Par David T. Jones le 16 octobre 2008

 

A kirpan is a kirpan is … a knife.

A kirpan wrapped up and under the clothing of the owner is … a concealed weapon.

And that is the essential problem.  A society cannot countenance one set of laws for one group of people and another set of laws for another.  It certainly cannot do so when public facilities:  schools; transportation; courts; libraries; etc are involved.  Bluntly, to take this approach is reverse bigotry by providing special privileges for a minority while increasing risk for the majority.

A threat of force can be explicit, re an armed soldier or a police officer.  Or it can be implicit for the vulnerable (old, weak, unarmed) who know that those they will encounter are armed and not constrained by law.  The legal judgments that permit Sikhs to carry kirpans when and where other Canadians cannot carry a weapon subject them to implicit threat.

The hypocrisy of judges banning kirpans in courtrooms while permitting them in schools is almost a parody of juridical insensitivity.  Protect yourselves while ignoring public safety.  Indeed, one wonders when a judge making such a ruling was last on a school playground?  “Miss Manners” is not widely read; Marquis of Queensbury rules are unknown.  Canadian schools are not “black board jungles,“ but no school is immune from violence.

And while Gurbaj Singh Multani, the original benefactor of the ruling, might have been the epitome of gentlemanly behavior, the 13 year old who threatened another student with a kirpan outside a Montreal school was not.  The rationale that the threat was not made on school property reminds a cynic of Bill Clinton’s definitional exercise that “it depends on what the meaning of ‘is’ is“ when testifying regarding his sexual relationship with Monica Lewinsky.

Frankly, it would be beyond known human nature, even under the most civilized of circumstances, that no young Sikh would employ his kirpan for other than religious purposes.  The kirpan reportedly can range from three inches to over three feet, although the standard blade length is approximately 3.5 inches, which is quite sufficient to inflict lethal injury.  (The kirpan used by Multani reportedly was eight inches long.)  And while the observing Sikh is enjoined not to use his kirpan aggressively, it can be used in self defense or “to protect a person in need“—certainly categories subject to considerable interpretation.     

Canadians have also seen that the Human Rights Commission has permitted another Sikh to wear a kirpan while riding Canada Rail—overriding existing national rail policy prohibiting weapons without exception.  Given recent bloody instances of knife assaults during travel by bus, passengers may be less sanguine over the presence of kirpan-bearing Sikhs on public transportation.

And this is not the end. Has this issue been tested for travel on Air Canada?  Will security concerns override religious rights for Sikhs in Canada?  Or are the memories of 9/11, when the terrorists used “box cutter” knives of kirpan dimensions (although not kirpans), the determining factor?
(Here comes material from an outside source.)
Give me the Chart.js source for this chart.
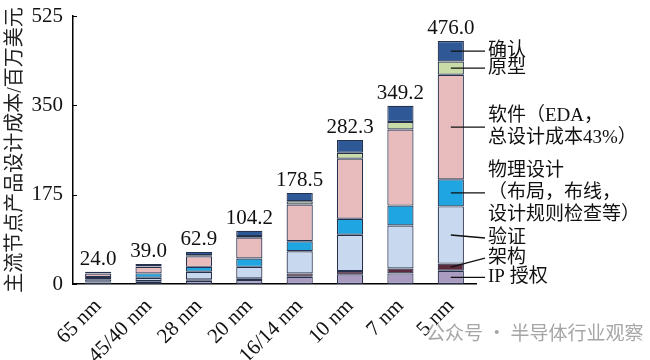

And while the rulings ostensibly apply only to Sikhs, who determines the “Sikh-ness,” so to speak, of an individual?  Is there a Canadian religious litmus test to identify who is a Sikh?  Can any individual simply profess to be a Sikh and, thereby, be exempted from weapons restrictions—at least so far as concealed carry in schools and trains is concerned?

Would you happily fly with a half dozen young males carrying kirpans?

Let us play “just suppose.”  Let us suppose that the local motorcycle gang declares itself as the “Church of Harley” with apostles including Jimmy Dean and Marlon Brando.  And they declare that their religious practice includes carrying machetes at all times.

Or let us suppose that a new “Christian” order begins teaching.  Their most prominent outward symbol is wearing a “crucifix” that has a sharpened point and edges.  You might call it a sword.

Are Canadians prepared to go down this road?

To be sure, these are exaggerations—but not beyond the realm of the legally possible if religious freedom is extrapolated along the lines Canadians have already seen.

Comparable religious beliefs conflict with U.S. security concerns.  However, regarding air passengers, there is one rule; no weapons are permitted.  Reportedly, in some California jurisdictions, schools require kirpans to be blunted and riveted into their sheaths; such an approach retains the religious symbolism but is impossible to use as a weapon.

The balance between freedom and security is always in play; Canadians should re-examine security before a fatal, “I told you so” event occurs.